Provable Low Rank Phase Retrieval
This enables fast, low-cost phaseless dynamic imaging for applications like live biological specimen imaging, representing a foundational advance in phase retrieval.
The paper tackles the Low Rank Phase Retrieval problem by developing the first provably correct algorithm, AltMinLowRaP, which recovers a rank-r matrix from phaseless projections with sample complexity mq ≥ C n r^4 log(1/ε) and converges geometrically.

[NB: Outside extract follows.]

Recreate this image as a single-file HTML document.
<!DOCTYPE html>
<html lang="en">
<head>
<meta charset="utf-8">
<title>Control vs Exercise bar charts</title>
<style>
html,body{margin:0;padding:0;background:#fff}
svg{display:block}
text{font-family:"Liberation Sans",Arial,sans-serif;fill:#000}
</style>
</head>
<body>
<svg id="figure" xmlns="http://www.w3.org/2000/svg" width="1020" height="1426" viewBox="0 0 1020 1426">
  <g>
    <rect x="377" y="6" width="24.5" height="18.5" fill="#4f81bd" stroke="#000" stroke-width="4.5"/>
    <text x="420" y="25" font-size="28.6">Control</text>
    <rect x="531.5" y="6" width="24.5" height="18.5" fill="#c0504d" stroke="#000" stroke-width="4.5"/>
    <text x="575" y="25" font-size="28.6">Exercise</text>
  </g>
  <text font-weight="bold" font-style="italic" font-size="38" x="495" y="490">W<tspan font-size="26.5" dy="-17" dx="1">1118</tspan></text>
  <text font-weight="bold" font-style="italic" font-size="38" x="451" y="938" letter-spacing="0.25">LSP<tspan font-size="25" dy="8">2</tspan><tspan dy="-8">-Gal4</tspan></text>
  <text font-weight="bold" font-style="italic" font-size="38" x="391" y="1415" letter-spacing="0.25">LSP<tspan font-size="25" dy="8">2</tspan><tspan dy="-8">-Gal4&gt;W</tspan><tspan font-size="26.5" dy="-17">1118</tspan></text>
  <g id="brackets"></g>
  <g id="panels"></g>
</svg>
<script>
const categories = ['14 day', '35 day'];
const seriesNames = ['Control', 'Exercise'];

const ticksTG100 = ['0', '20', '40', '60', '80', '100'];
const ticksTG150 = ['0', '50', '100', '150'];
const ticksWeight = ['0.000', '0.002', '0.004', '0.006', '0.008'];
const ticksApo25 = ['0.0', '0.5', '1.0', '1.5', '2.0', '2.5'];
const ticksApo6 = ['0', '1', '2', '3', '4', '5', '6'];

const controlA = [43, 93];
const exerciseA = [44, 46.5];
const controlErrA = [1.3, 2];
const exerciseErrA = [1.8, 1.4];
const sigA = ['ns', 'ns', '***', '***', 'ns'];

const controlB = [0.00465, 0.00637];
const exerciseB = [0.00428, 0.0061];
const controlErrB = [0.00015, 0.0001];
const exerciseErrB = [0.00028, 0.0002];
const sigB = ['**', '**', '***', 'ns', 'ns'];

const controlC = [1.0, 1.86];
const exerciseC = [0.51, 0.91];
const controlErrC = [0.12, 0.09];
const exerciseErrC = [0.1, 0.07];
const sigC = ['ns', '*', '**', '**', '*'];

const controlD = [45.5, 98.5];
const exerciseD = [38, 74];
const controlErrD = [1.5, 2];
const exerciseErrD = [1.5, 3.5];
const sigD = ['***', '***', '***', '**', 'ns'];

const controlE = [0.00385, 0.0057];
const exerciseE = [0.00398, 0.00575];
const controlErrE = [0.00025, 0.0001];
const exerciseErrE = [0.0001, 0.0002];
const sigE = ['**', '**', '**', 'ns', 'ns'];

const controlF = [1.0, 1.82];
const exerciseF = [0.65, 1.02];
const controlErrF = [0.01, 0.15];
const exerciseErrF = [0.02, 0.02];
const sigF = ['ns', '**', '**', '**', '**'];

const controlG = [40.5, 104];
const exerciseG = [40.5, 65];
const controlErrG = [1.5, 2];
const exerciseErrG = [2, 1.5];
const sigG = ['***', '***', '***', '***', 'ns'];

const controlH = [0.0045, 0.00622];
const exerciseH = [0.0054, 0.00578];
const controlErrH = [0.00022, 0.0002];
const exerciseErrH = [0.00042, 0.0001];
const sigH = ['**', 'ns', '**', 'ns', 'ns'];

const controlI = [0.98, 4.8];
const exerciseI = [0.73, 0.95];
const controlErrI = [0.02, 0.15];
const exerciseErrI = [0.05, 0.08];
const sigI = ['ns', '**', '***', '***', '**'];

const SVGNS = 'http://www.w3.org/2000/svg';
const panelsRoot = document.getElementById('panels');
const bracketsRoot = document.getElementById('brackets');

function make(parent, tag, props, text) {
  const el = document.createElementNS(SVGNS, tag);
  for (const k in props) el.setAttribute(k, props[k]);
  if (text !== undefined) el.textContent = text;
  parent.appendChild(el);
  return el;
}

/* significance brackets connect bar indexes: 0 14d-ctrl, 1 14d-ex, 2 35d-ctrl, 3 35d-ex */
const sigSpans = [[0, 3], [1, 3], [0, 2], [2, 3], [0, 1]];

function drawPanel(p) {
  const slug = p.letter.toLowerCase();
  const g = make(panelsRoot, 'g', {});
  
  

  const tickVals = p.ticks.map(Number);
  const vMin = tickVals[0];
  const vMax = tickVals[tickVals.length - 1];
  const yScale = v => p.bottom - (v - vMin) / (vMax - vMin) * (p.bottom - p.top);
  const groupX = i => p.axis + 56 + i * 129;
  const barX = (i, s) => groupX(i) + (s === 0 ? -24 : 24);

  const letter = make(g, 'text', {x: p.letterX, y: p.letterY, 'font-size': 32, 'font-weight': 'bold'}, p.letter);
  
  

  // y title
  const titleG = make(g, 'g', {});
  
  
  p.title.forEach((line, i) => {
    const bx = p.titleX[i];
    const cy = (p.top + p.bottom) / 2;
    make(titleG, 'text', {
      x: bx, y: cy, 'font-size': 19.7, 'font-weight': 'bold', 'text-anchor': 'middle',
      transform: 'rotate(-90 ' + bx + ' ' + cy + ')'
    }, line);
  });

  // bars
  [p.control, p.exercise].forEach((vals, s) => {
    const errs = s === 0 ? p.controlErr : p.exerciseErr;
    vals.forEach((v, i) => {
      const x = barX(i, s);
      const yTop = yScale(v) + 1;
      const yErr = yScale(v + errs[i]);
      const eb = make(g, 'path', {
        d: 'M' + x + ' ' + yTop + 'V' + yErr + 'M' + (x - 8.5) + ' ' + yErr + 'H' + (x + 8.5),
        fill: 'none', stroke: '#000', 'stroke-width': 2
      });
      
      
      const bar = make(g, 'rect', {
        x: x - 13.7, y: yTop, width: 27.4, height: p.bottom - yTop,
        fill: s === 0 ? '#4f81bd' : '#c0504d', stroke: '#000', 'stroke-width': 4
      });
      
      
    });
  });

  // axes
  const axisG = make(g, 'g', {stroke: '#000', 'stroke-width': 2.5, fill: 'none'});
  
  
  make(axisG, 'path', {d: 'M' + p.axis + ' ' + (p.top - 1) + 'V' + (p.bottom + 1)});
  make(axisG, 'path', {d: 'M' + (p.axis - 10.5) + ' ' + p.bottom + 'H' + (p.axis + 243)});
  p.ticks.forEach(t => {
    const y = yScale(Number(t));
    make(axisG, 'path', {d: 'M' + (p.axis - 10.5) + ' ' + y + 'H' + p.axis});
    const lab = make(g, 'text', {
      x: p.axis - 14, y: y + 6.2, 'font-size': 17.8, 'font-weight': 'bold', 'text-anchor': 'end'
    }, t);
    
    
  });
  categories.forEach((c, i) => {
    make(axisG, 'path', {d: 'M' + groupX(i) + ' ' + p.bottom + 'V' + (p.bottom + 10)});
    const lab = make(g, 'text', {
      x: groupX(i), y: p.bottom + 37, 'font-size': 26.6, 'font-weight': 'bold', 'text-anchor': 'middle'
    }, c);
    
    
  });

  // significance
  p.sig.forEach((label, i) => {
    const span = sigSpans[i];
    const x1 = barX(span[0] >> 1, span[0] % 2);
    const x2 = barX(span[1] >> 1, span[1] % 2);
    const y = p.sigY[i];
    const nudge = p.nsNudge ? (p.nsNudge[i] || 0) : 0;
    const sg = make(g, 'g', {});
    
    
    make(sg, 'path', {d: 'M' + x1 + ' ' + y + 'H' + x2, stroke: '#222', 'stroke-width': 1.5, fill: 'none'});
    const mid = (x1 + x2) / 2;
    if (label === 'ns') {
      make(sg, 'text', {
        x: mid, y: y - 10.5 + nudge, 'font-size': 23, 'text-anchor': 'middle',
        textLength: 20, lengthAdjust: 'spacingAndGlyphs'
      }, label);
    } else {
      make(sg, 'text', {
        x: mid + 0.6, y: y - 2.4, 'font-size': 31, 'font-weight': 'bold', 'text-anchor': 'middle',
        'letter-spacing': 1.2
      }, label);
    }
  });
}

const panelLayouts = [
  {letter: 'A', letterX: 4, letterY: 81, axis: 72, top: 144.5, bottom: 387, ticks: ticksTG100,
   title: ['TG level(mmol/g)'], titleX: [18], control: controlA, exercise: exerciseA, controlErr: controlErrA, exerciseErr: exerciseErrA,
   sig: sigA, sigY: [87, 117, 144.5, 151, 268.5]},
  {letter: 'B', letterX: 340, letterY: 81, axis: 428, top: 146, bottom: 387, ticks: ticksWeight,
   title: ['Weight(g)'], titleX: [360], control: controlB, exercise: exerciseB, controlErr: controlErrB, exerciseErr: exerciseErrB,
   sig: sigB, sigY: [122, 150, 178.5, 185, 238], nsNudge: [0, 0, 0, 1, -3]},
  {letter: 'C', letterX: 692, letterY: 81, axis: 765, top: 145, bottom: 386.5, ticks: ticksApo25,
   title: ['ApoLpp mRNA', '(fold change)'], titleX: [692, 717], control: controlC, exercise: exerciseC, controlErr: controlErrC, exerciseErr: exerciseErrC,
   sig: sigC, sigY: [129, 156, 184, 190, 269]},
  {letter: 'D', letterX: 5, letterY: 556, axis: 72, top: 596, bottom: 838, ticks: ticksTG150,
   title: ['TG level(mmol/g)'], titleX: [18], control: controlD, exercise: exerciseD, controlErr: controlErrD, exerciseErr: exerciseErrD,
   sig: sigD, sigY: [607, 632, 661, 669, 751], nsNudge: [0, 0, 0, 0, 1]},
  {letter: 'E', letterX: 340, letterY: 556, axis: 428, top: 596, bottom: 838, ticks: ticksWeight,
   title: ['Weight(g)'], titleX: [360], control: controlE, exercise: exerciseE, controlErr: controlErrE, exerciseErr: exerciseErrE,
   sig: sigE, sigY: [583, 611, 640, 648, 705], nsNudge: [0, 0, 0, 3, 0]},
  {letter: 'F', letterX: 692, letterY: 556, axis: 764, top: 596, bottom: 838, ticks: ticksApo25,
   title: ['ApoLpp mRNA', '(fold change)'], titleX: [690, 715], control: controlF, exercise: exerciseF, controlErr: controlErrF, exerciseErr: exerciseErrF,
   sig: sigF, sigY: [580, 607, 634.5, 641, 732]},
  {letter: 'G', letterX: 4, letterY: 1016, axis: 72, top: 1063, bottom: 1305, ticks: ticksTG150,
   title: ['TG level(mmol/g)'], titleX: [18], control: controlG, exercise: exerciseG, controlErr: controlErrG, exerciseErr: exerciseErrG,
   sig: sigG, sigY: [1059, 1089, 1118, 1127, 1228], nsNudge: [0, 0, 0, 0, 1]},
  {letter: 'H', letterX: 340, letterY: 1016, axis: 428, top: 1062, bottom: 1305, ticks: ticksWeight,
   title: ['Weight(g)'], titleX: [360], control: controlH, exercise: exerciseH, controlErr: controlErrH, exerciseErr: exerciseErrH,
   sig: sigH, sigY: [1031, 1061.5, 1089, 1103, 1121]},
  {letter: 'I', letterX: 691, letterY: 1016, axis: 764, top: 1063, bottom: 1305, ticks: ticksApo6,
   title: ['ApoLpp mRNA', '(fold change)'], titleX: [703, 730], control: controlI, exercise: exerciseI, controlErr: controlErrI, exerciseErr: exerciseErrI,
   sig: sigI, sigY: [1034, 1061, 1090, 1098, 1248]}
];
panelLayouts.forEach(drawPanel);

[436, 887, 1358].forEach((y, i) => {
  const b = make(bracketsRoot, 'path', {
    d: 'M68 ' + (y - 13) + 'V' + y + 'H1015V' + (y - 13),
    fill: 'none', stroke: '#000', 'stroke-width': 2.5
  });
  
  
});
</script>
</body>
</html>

We study the Low Rank Phase Retrieval (LRPR) problem defined as follows: recover an $n \times q$ matrix $X^*$ of rank $r$ from a different and independent set of $m$ phaseless (magnitude-only) linear projections of each of its columns. To be precise, we need to recover $X^*$ from $y_k := |A_k{}' x^*_k|, k=1,2,\dots, q$ when the measurement matrices $A_k$ are mutually independent. Here $y_k$ is an $m$ length vector, $A_k$ is an $n \times m$ matrix, and $'$ denotes matrix transpose. The question is when can we solve LRPR with $m \ll n$? A reliable solution can enable fast and low-cost phaseless dynamic imaging, e.g., Fourier ptychographic imaging of live biological specimens. In this work, we develop the first provably correct approach for solving this LRPR problem. Our proposed algorithm, Alternating Minimization for Low-Rank Phase Retrieval (AltMinLowRaP), is an AltMin based solution and hence is also provably fast (converges geometrically). Our guarantee shows that AltMinLowRaP solves LRPR to $ε$ accuracy, with high probability, as long as $m q \ge C n r^4 \log(1/ε)$, the matrices $A_k$ contain i.i.d. standard Gaussian entries, and the right singular vectors of $X^*$ satisfy the incoherence assumption from matrix completion literature. Here $C$ is a numerical constant that only depends on the condition number of $X^*$ and on its incoherence parameter. Its time complexity is only $ C mq nr \log^2(1/ε)$. Since even the linear (with phase) version of the above problem is not fully solved, the above result is also the first complete solution and guarantee for the linear case. Finally, we also develop a simple extension of our results for the dynamic LRPR setting.